Public service pensions, including Armed Forces pensions, are increased under the provisions of the Pensions (Increase) Act 1971 and Section 59 of the Social Security Pensions Act 1975. The latter provides for public service pensions to be uprated at the same time and by the same percentage as the increase in the additional pension provided under the State Earnings Related Pension Scheme (SERPS), which has been based on the increase in the CPI since April 2011. Prior to this date the RPI was used rather than the CPI. The underlying purpose of this legislation is to maintain the purchasing power of the additional elements of state retirement pensions and public service pensions.

The rationale for the change is as follows:
• CPI is the headline measure of inflation used by the Bank of England;
• CPI takes better account of how behaviour changes in response to price changes;
• CPI also more accurately represents the inflation experience of pensioners and benefit recipients – for example, RPI excludes pensioners who receive a significant proportion of their income from the State (up to 20% of retired households); and
• CPI is less volatile – for example, RPI was negative in September 2009 whereas CPI continued to rise.
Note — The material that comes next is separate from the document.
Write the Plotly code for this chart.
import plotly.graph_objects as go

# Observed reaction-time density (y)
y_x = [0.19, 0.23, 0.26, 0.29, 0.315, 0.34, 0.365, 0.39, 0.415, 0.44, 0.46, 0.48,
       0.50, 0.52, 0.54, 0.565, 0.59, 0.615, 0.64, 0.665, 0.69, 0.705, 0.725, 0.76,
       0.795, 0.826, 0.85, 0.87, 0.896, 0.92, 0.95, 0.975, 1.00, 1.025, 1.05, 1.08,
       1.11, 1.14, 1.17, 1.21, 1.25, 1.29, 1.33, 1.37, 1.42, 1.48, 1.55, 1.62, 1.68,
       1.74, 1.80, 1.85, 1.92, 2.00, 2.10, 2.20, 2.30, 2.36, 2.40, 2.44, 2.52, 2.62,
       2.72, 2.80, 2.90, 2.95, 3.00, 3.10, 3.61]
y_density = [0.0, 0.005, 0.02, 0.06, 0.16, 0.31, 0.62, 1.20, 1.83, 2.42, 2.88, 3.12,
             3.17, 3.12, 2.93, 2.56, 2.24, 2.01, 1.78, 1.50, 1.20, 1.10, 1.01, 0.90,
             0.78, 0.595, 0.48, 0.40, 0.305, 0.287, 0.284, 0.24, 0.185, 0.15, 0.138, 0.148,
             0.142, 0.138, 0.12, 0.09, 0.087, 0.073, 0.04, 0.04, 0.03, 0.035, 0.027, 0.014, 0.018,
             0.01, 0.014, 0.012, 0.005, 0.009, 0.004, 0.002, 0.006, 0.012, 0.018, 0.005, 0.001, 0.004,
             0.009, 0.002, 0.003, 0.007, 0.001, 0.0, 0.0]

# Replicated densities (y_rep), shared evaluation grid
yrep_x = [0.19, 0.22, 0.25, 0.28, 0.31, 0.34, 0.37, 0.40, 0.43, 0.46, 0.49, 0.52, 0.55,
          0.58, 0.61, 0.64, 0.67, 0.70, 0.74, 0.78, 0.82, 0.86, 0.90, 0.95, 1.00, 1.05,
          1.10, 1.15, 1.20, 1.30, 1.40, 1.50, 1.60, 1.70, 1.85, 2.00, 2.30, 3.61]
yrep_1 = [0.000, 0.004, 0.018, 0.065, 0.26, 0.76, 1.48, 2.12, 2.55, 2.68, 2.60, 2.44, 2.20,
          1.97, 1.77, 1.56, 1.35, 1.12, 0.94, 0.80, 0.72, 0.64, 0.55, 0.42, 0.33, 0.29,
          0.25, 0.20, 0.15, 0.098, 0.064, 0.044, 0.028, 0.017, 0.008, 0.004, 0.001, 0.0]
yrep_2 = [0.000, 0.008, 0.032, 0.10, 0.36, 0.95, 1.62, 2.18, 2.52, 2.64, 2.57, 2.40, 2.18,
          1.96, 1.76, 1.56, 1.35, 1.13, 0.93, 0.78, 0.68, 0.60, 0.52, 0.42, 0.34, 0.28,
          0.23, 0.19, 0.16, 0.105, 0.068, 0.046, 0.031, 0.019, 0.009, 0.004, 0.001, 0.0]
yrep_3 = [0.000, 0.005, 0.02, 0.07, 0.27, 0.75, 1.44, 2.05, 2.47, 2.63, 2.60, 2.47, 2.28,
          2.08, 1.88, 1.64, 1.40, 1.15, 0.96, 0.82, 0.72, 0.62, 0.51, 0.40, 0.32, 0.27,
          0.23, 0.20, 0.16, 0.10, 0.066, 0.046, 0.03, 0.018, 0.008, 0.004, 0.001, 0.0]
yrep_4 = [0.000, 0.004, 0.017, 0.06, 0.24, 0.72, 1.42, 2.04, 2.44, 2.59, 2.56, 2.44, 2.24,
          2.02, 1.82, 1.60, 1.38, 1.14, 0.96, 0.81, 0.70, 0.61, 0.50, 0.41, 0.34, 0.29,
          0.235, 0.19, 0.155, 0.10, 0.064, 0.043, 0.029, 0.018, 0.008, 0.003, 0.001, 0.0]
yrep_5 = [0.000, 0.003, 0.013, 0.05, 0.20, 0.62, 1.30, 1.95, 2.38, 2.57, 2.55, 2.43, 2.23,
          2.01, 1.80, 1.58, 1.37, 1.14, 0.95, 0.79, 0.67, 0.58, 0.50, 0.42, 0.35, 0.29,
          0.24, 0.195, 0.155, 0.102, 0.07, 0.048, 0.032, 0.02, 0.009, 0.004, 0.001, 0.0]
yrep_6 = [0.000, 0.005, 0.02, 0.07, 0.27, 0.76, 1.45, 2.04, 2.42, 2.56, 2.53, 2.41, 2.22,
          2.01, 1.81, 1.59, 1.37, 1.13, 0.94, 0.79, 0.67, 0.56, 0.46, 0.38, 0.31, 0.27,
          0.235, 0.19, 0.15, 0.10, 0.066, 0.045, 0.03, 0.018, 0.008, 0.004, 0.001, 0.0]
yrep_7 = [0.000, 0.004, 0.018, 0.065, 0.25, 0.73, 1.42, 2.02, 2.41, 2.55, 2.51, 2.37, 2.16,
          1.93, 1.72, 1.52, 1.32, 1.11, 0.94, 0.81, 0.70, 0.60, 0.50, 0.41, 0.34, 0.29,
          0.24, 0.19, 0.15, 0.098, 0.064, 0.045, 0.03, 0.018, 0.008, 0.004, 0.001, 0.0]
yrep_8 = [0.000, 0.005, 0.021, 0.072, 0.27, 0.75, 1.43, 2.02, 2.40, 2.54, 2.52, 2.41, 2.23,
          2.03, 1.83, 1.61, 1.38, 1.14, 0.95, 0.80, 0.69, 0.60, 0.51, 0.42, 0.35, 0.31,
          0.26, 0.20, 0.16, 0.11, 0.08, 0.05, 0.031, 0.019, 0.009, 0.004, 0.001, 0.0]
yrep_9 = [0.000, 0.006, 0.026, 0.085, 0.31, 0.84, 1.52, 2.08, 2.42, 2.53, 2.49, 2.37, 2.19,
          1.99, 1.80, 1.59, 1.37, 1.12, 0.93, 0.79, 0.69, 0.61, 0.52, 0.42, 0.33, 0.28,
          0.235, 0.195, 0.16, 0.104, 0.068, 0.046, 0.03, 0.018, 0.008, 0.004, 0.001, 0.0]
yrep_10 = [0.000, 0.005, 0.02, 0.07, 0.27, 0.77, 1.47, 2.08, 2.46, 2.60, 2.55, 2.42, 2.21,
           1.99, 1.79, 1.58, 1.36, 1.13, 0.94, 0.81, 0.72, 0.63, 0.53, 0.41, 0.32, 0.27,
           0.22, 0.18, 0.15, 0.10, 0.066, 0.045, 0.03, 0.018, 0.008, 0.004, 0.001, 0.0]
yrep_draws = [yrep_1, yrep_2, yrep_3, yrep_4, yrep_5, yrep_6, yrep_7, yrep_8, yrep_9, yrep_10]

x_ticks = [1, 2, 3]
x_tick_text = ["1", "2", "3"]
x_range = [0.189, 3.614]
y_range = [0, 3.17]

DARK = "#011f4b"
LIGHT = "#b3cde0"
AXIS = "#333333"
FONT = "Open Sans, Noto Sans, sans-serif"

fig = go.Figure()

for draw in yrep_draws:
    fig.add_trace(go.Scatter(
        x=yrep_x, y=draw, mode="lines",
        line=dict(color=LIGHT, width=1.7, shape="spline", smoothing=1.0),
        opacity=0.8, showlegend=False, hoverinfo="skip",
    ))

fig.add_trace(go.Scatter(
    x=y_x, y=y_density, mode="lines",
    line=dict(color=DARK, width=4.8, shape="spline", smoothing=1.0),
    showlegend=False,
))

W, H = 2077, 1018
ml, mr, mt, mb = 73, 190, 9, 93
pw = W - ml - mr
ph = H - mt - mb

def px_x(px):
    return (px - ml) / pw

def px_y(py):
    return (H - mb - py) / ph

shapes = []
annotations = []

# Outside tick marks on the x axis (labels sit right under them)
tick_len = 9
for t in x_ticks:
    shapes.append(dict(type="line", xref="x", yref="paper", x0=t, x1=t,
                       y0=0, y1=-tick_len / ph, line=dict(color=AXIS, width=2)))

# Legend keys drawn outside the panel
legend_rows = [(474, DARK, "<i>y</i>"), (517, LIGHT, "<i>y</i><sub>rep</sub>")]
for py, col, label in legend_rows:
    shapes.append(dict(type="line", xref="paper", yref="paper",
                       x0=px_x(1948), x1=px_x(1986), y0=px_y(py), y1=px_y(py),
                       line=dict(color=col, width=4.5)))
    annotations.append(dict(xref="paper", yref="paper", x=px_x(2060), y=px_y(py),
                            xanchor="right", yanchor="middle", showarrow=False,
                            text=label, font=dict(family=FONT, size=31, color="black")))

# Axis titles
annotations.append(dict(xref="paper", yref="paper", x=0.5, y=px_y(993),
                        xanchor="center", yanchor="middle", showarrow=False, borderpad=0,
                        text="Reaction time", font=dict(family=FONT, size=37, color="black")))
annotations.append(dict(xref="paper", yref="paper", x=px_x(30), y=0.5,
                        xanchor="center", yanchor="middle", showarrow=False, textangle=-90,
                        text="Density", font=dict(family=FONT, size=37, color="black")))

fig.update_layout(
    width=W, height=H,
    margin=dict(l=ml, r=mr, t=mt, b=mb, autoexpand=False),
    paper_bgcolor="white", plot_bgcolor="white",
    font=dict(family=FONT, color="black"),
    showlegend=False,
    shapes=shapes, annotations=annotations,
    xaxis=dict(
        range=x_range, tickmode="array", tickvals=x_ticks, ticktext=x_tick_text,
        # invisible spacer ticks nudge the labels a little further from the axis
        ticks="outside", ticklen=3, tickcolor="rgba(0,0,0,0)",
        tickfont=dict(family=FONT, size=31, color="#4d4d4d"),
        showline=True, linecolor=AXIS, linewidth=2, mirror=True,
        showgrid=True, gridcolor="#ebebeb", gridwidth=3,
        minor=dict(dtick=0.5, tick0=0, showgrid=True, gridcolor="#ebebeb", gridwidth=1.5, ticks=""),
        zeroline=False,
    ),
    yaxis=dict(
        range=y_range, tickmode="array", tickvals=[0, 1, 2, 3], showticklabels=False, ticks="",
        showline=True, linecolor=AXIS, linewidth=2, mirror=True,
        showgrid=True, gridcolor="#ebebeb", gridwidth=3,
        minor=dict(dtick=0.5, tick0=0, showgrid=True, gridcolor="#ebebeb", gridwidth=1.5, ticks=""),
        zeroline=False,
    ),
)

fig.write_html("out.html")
The pension is accrued (or activated) on the basis of current prices. The uprating of pensions does not apply retrospectively.

In response to a legal challenge against this decision the High Court and the Court of Appeal both ruled in the Government's favour, finding that CPI is appropriate for benefits and pensions uprating.

RPI has also historically experienced periods of negative year on year change, as in 2009 when the uprating of pensions in payment was also frozen.